_What you should do_
Write out each line exactly as given. Leave the pictures out of your copy.

_Collected material_
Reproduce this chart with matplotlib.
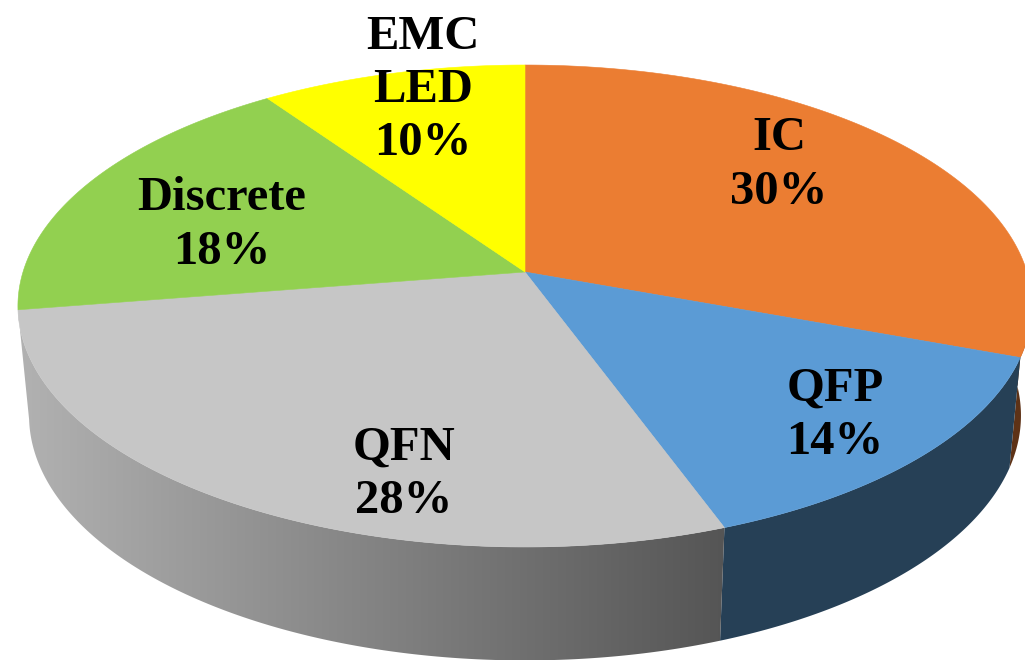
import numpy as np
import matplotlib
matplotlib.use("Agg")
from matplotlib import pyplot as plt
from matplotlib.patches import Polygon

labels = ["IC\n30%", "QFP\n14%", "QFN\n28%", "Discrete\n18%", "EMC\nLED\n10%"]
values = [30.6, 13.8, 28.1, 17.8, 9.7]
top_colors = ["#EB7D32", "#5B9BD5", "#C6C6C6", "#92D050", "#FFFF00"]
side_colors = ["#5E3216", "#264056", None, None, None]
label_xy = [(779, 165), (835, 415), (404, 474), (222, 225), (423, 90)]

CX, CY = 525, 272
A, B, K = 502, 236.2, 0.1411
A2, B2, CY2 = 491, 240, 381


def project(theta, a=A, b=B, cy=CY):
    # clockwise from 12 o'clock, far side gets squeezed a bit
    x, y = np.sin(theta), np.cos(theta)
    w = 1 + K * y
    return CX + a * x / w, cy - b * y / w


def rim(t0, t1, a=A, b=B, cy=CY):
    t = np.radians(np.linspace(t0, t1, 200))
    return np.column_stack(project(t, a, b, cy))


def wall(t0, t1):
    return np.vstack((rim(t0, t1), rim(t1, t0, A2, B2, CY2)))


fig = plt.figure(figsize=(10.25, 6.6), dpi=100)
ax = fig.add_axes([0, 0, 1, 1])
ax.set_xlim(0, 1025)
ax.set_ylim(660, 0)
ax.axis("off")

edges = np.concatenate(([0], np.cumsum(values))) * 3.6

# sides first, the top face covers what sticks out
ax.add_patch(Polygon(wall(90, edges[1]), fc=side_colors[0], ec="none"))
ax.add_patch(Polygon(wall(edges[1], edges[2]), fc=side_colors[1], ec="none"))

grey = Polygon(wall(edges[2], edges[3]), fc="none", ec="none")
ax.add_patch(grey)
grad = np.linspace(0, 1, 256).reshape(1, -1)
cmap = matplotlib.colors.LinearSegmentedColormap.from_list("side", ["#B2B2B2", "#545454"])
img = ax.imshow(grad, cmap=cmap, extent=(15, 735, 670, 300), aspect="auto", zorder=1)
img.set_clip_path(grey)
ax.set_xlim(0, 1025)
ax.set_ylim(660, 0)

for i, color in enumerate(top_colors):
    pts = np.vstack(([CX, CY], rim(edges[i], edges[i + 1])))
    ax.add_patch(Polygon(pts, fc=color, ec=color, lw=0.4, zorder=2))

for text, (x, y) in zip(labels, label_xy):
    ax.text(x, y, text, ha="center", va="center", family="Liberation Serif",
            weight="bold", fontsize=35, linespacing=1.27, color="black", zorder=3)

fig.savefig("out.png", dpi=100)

_Correct output_
Reproduce this chart with matplotlib.
import numpy as np
import matplotlib
matplotlib.use("Agg")
from matplotlib import pyplot as plt
from matplotlib.patches import Polygon

labels = ["IC\n30%", "QFP\n14%", "QFN\n28%", "Discrete\n18%", "EMC\nLED\n10%"]
values = [30.6, 13.8, 28.1, 17.8, 9.7]
top_colors = ["#EB7D32", "#5B9BD5", "#C6C6C6", "#92D050", "#FFFF00"]
side_colors = ["#5E3216", "#264056", None, None, None]
label_xy = [(779, 165), (835, 415), (404, 474), (222, 225), (423, 90)]

CX, CY = 525, 272
A, B, K = 502, 236.2, 0.1411
A2, B2, CY2 = 491, 240, 381


def project(theta, a=A, b=B, cy=CY):
    # clockwise from 12 o'clock, far side gets squeezed a bit
    x, y = np.sin(theta), np.cos(theta)
    w = 1 + K * y
    return CX + a * x / w, cy - b * y / w


def rim(t0, t1, a=A, b=B, cy=CY):
    t = np.radians(np.linspace(t0, t1, 200))
    return np.column_stack(project(t, a, b, cy))


def wall(t0, t1):
    return np.vstack((rim(t0, t1), rim(t1, t0, A2, B2, CY2)))


fig = plt.figure(figsize=(10.25, 6.6), dpi=100)
ax = fig.add_axes([0, 0, 1, 1])
ax.set_xlim(0, 1025)
ax.set_ylim(660, 0)
ax.axis("off")

edges = np.concatenate(([0], np.cumsum(values))) * 3.6

# sides first, the top face covers what sticks out
ax.add_patch(Polygon(wall(90, edges[1]), fc=side_colors[0], ec="none"))
ax.add_patch(Polygon(wall(edges[1], edges[2]), fc=side_colors[1], ec="none"))

grey = Polygon(wall(edges[2], edges[3]), fc="none", ec="none")
ax.add_patch(grey)
grad = np.linspace(0, 1, 256).reshape(1, -1)
cmap = matplotlib.colors.LinearSegmentedColormap.from_list("side", ["#B2B2B2", "#545454"])
img = ax.imshow(grad, cmap=cmap, extent=(15, 735, 670, 300), aspect="auto", zorder=1)
img.set_clip_path(grey)
ax.set_xlim(0, 1025)
ax.set_ylim(660, 0)

for i, color in enumerate(top_colors):
    pts = np.vstack(([CX, CY], rim(edges[i], edges[i + 1])))
    ax.add_patch(Polygon(pts, fc=color, ec=color, lw=0.4, zorder=2))

for text, (x, y) in zip(labels, label_xy):
    ax.text(x, y, text, ha="center", va="center", family="Liberation Serif",
            weight="bold", fontsize=35, linespacing=1.27, color="black", zorder=3)

fig.savefig("out.png", dpi=100)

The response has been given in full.